Несмотря на прогулку, сон упорно не хотел приходить. Роман лежал на спине, закрыв глаза, и спокойно ожидал. Ему казалось, что в клинике он отоспался за все недосыпания прошлых лет и выспался надолго вперед.
В набегавшей время от времени полудреме клубились неотчетливые видения, плыли непроявленные — знакомые и незнакомые одновременно — лица, исчезавшие, как только он открывал глаза.

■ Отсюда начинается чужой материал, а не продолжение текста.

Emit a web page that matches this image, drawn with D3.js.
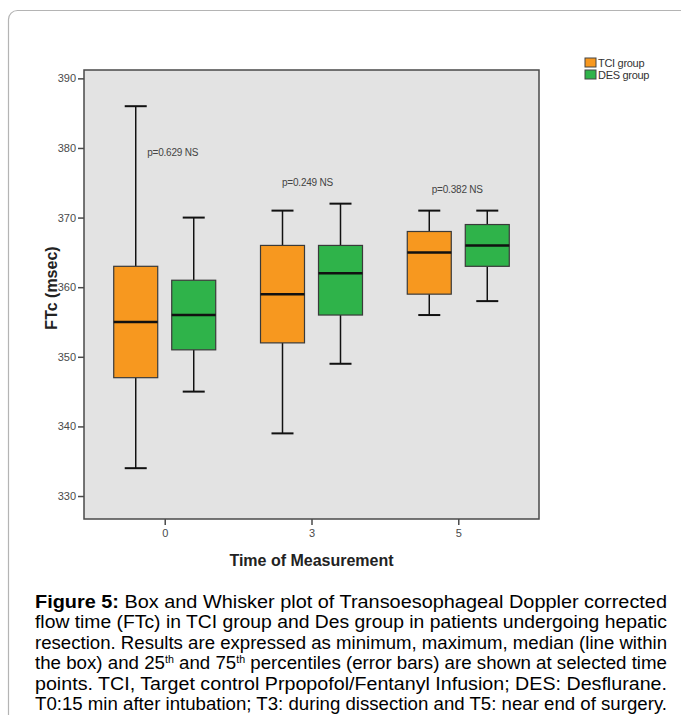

Потом — не то наяву, не то во сне — привиделась лестница дома без адреса: он очутился на ней сразу, не проходя ни по какой улице, не сворачивая ни в какой переулок или подворотню двора. Непонятно на каком этаже нажал кнопку гонга, подождал, нажал вторично и, еще минуту подождав, потянул ручку, до блеска отполированную бесчисленными ладонями, на себя. Дверь оказалась незапертой. Он вошел в прихожую и сразу услышал плач ребенка, доносившийся из комнаты… Детская кроватка стояла у окна. Парнишка лет пяти, взобравшись на стул и перегнувшись через край предохранительной сетки, пытался засунуть в пузырящийся рот своего братца или сестренки соску-пустышку.
— Мальчик!
Парнишка оглянулся и слез со стула. Ни тени испуга или удивления не было на его лице.
— Ты что — один дома?
— С братом.
— А где же твои… где твоя мама?
— В магазин ушла, скоро вернется. А папа — в командировке, на Северный полюс уехал. Там очень холодно и много белых медведей. Мама говорит — он надолго уехал.
Младенец в кроватке молчал, посапывая.
— Понятно… Ну, тогда я поздней зайду, через час-другой, ладно?
— Заходите. Я маме скажу. — Парнишка шел следом. — Дядя! А может белый медведь съесть моего папу?